Why would they care? Reputable ESPs are very sensitive about maintaining high deliverability and low SPAM rates.

SPAM reports are just that, it’s when an email user clicks “SPAM” or “JUNK” on a message. This doesn’t just delete the message from their inbox, but also sends a report to their email address provider. SPAM reports impact deliverability.

Deliverability means the rate at which your email marketing campaign will get to your contacts’ inboxes, versus their SPAM folder.

ESPs use a certain number of servers to send out all the email campaigns for their clients. If an ESP’s clients’ email campaigns start to get a lot of SPAM reports, it not only reflects negatively on themselves, but on the ESP as well. If – for instance – Hotmail notices that a lot of SPAM reports are being reported on email campaigns coming from “server X,” then all future campaigns coming from those servers will be subject to closer scrutiny. Closer scrutiny could mean lower deliverability rates. The lower deliverability, the less attractive using that ESP becomes.
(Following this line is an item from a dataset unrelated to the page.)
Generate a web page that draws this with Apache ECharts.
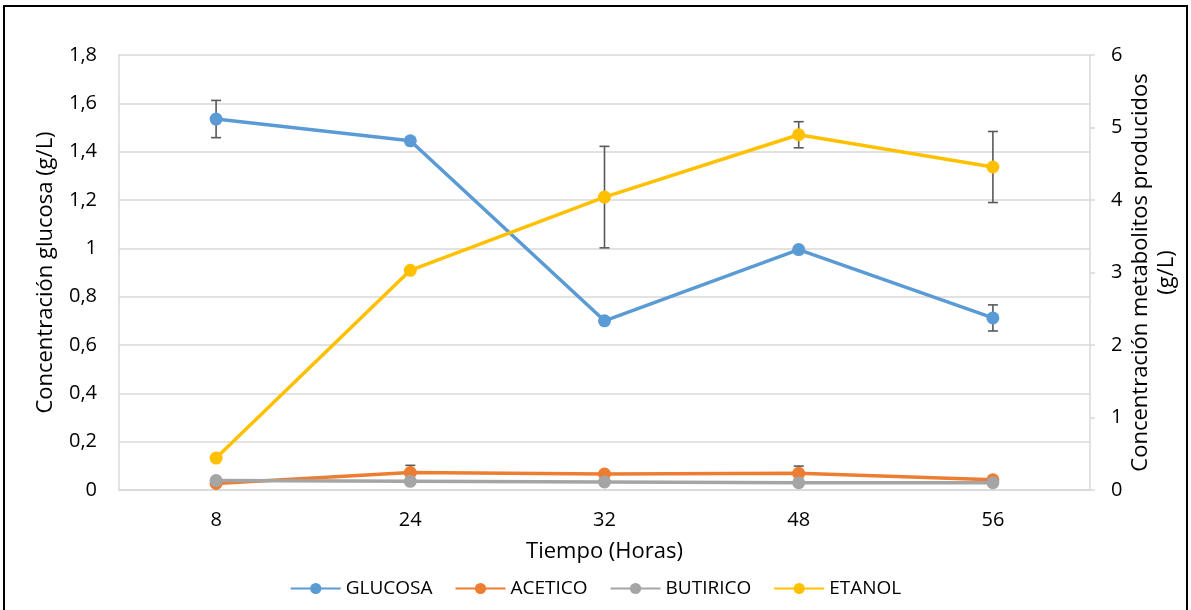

To conclude, ESPs that do allow purchased lists likely have low deliverability rates. Purchased lists usually contain a lot of bad email addresses. So the question is, why would you send an email campaign to a list of bad email addresses, using a provider whose service is unlikely to get your message in front of the remaining handful of good contacts?

The one exception to this whole ideal against purchased email lists, are lists that come from a Chamber of Commerce or industry/trade group.  In these groups, members understand that their contact information may be shared with other members of that group. The thought being that people who join those type of member-based organizations want to network with each other as they share many similar business goals. Also, those lists are coming from the organization’s leaders, which most likely use the list themselves to communicate with the group. Thus the list is assumed to be “clean” (real, opted-in, current email addresses), and if they are not, the leadership is held accountable.

Please note: This “Chamber exemption” is my opinion, and is still technically against the rules of most reputable Email Service Providers. (ESPs)  But, as I state above, it’s my sincere belief that it is in the best interest of the sender and receiver to get these types of messages.

For many smaller and start-up businesses, using another organization’s email list may be the only option to start an email marketing program. Again – in my professional opinion – this is a bit of a gray area.  However, one that I never feel bad about taking advantage of.

To improve deliverability and reduce SPAM reports when using this type of list, I recommend a few simple tactics.  First, use your name in the “from” line to make it more personal.  Second, use a subject line similar to, “News from a Chamber member…” (or some permutation thereof), as it helps to improve “open” rates and tells people why they’re getting that message right off the bat.